***** Records for the exercise
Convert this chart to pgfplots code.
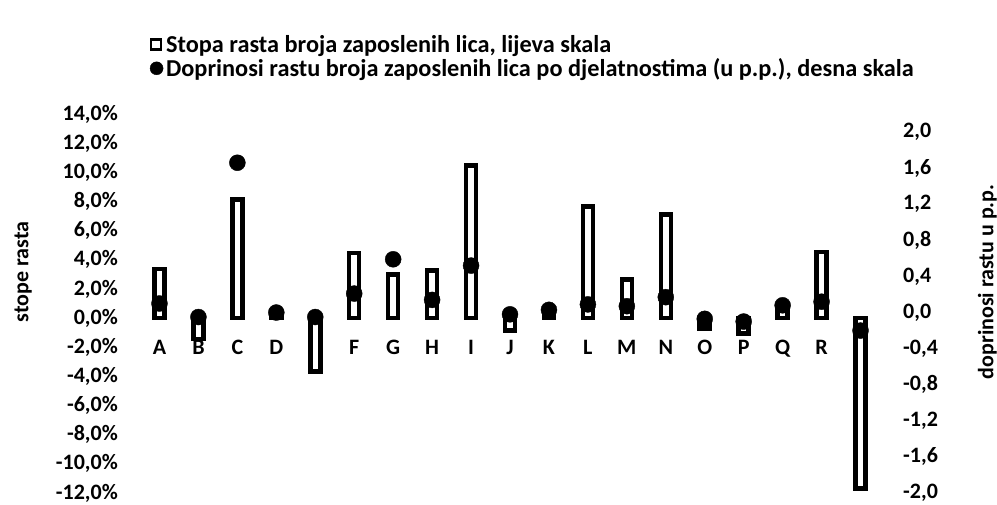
**********
***** Records for the exercise
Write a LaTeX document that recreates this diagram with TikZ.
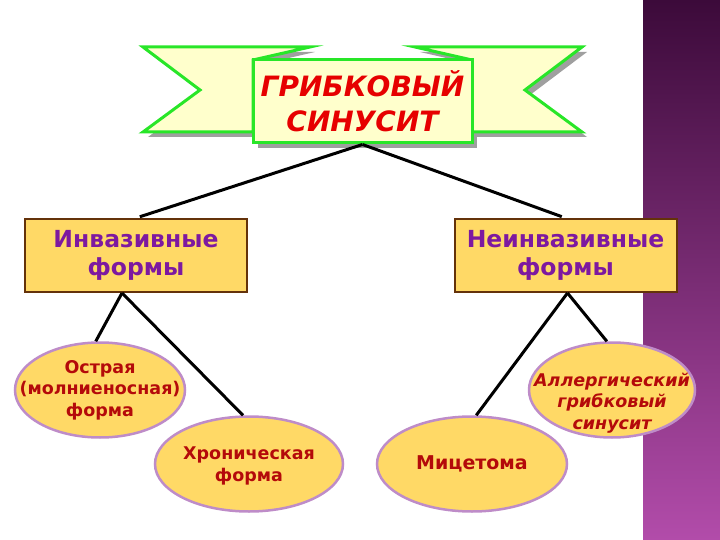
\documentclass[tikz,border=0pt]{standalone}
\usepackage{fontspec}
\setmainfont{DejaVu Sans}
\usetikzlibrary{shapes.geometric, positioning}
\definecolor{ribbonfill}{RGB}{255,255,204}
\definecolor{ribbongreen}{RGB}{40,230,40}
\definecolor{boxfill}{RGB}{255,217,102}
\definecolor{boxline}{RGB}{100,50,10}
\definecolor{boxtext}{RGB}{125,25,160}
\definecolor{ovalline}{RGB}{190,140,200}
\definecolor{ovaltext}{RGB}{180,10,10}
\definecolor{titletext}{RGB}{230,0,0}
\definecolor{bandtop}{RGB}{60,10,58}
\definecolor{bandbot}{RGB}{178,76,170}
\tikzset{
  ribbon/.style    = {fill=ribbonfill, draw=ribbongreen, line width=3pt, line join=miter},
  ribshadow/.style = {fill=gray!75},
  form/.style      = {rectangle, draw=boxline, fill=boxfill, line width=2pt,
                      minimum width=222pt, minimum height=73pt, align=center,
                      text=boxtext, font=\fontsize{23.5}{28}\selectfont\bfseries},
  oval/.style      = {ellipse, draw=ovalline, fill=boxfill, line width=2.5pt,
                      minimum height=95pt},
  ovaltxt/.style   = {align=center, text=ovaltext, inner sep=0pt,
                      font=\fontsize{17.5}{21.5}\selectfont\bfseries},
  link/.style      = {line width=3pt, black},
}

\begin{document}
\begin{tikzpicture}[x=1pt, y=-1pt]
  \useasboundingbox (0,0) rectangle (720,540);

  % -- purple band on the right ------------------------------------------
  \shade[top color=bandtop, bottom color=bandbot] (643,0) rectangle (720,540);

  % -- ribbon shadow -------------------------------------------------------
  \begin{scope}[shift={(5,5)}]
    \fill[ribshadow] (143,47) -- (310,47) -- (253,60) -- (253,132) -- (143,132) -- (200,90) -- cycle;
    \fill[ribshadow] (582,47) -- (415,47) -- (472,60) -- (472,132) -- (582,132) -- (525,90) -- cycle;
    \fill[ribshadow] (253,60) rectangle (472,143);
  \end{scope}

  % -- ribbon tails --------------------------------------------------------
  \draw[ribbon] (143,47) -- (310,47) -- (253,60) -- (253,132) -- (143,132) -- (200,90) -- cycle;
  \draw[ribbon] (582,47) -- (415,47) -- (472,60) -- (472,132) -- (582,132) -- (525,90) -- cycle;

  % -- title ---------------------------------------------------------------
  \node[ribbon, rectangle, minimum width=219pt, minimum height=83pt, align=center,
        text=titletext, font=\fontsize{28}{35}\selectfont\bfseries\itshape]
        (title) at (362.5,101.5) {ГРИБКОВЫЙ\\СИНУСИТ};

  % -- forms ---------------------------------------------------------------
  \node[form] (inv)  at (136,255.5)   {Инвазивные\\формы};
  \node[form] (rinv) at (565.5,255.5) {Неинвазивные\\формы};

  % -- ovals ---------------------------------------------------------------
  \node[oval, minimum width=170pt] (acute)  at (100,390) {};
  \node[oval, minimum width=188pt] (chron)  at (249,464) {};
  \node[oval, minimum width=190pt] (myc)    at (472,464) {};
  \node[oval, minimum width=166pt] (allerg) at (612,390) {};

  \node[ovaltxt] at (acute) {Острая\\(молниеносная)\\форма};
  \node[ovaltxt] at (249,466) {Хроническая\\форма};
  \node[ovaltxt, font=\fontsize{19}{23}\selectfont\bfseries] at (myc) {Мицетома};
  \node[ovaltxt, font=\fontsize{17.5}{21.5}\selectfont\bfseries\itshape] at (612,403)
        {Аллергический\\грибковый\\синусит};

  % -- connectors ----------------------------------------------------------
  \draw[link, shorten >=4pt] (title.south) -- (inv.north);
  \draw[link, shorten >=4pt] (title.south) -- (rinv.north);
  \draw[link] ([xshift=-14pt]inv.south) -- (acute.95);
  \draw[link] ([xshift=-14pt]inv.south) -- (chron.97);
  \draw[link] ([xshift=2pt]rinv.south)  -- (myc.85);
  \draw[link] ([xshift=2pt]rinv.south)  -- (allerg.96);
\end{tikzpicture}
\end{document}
**********
***** Records for the exercise
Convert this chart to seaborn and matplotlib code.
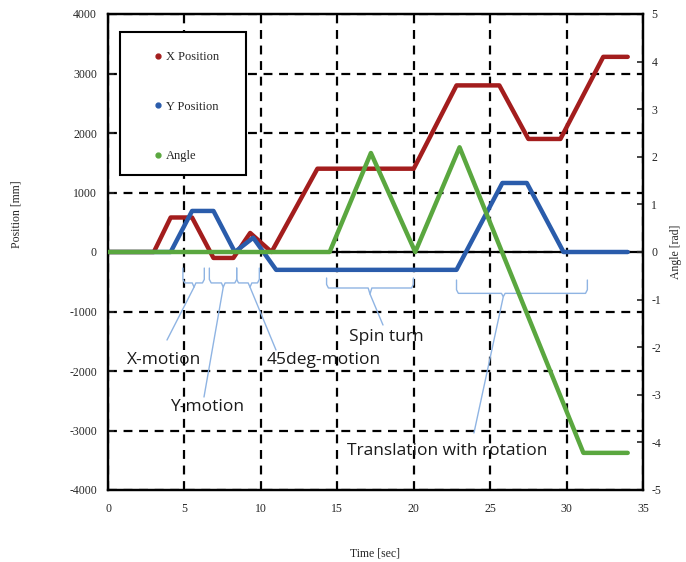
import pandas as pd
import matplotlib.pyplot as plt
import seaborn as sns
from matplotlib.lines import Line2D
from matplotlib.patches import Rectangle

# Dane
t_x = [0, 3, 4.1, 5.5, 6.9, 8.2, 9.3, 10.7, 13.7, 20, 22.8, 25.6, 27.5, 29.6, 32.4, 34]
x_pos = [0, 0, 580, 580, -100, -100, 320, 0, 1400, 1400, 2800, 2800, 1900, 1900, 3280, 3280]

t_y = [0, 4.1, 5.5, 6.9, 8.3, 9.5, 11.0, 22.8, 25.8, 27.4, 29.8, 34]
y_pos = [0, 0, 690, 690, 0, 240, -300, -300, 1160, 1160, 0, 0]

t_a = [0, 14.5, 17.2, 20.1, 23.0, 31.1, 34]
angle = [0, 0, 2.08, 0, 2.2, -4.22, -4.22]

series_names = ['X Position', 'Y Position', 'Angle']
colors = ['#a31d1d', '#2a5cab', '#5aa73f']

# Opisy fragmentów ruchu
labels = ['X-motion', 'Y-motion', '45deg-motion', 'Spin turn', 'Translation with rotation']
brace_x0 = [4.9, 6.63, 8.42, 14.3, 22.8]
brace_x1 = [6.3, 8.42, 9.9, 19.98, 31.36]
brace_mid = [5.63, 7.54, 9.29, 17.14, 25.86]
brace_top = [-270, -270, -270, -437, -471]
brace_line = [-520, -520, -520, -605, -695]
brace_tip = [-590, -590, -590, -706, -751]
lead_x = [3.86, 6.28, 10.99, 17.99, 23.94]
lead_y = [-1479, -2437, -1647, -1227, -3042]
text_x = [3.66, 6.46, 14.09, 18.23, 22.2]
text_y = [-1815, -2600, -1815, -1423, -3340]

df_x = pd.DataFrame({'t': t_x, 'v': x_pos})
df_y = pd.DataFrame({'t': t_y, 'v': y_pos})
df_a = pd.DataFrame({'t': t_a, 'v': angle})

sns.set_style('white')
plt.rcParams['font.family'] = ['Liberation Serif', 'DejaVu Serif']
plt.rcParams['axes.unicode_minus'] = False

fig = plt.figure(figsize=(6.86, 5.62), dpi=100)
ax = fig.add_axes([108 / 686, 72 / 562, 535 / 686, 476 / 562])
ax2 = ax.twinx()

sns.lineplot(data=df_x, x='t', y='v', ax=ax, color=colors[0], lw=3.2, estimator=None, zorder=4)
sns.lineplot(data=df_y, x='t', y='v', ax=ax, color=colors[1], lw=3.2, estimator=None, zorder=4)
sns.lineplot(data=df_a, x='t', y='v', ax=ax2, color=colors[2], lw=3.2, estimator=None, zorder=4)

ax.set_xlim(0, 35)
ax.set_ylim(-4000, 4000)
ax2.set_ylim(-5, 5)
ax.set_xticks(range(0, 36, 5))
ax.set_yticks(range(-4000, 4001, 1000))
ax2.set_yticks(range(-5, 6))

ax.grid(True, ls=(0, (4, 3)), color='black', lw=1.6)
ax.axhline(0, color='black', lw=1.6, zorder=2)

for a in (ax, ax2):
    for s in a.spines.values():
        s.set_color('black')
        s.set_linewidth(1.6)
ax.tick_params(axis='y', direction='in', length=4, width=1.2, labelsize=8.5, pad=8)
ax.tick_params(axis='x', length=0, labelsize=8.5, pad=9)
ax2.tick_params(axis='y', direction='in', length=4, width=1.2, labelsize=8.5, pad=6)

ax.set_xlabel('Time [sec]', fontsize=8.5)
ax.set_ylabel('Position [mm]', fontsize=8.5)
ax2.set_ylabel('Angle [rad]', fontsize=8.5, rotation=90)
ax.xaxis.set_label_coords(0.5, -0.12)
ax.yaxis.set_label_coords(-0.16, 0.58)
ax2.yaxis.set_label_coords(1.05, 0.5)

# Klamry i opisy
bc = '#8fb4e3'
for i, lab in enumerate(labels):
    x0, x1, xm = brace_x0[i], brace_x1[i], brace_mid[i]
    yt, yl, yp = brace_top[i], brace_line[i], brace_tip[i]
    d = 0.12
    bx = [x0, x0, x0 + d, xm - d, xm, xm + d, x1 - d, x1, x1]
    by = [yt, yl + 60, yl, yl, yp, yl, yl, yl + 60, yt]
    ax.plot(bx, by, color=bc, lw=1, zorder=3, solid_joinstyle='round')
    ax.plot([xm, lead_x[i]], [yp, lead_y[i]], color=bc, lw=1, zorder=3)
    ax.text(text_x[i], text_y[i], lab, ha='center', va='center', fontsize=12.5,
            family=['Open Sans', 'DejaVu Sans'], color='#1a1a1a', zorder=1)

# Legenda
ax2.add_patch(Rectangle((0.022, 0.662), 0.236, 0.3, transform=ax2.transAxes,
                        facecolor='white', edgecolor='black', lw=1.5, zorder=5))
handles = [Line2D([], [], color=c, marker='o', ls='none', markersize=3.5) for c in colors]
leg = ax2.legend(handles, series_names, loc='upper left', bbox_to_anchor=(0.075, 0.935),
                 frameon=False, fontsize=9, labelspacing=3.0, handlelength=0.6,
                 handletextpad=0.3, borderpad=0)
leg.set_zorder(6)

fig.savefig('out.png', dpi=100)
**********
Exercise aim: Exclude any pictures, and restate word for word the lines from the one containing "Convert this chart to seaborn" through the one containing "ax2 = ax.twinx()", both included.

Solution below:
Convert this chart to seaborn and matplotlib code.
import pandas as pd
import matplotlib.pyplot as plt
import seaborn as sns
from matplotlib.lines import Line2D
from matplotlib.patches import Rectangle

# Dane
t_x = [0, 3, 4.1, 5.5, 6.9, 8.2, 9.3, 10.7, 13.7, 20, 22.8, 25.6, 27.5, 29.6, 32.4, 34]
x_pos = [0, 0, 580, 580, -100, -100, 320, 0, 1400, 1400, 2800, 2800, 1900, 1900, 3280, 3280]

t_y = [0, 4.1, 5.5, 6.9, 8.3, 9.5, 11.0, 22.8, 25.8, 27.4, 29.8, 34]
y_pos = [0, 0, 690, 690, 0, 240, -300, -300, 1160, 1160, 0, 0]

t_a = [0, 14.5, 17.2, 20.1, 23.0, 31.1, 34]
angle = [0, 0, 2.08, 0, 2.2, -4.22, -4.22]

series_names = ['X Position', 'Y Position', 'Angle']
colors = ['#a31d1d', '#2a5cab', '#5aa73f']

# Opisy fragmentów ruchu
labels = ['X-motion', 'Y-motion', '45deg-motion', 'Spin turn', 'Translation with rotation']
brace_x0 = [4.9, 6.63, 8.42, 14.3, 22.8]
brace_x1 = [6.3, 8.42, 9.9, 19.98, 31.36]
brace_mid = [5.63, 7.54, 9.29, 17.14, 25.86]
brace_top = [-270, -270, -270, -437, -471]
brace_line = [-520, -520, -520, -605, -695]
brace_tip = [-590, -590, -590, -706, -751]
lead_x = [3.86, 6.28, 10.99, 17.99, 23.94]
lead_y = [-1479, -2437, -1647, -1227, -3042]
text_x = [3.66, 6.46, 14.09, 18.23, 22.2]
text_y = [-1815, -2600, -1815, -1423, -3340]

df_x = pd.DataFrame({'t': t_x, 'v': x_pos})
df_y = pd.DataFrame({'t': t_y, 'v': y_pos})
df_a = pd.DataFrame({'t': t_a, 'v': angle})

sns.set_style('white')
plt.rcParams['font.family'] = ['Liberation Serif', 'DejaVu Serif']
plt.rcParams['axes.unicode_minus'] = False

fig = plt.figure(figsize=(6.86, 5.62), dpi=100)
ax = fig.add_axes([108 / 686, 72 / 562, 535 / 686, 476 / 562])
ax2 = ax.twinx()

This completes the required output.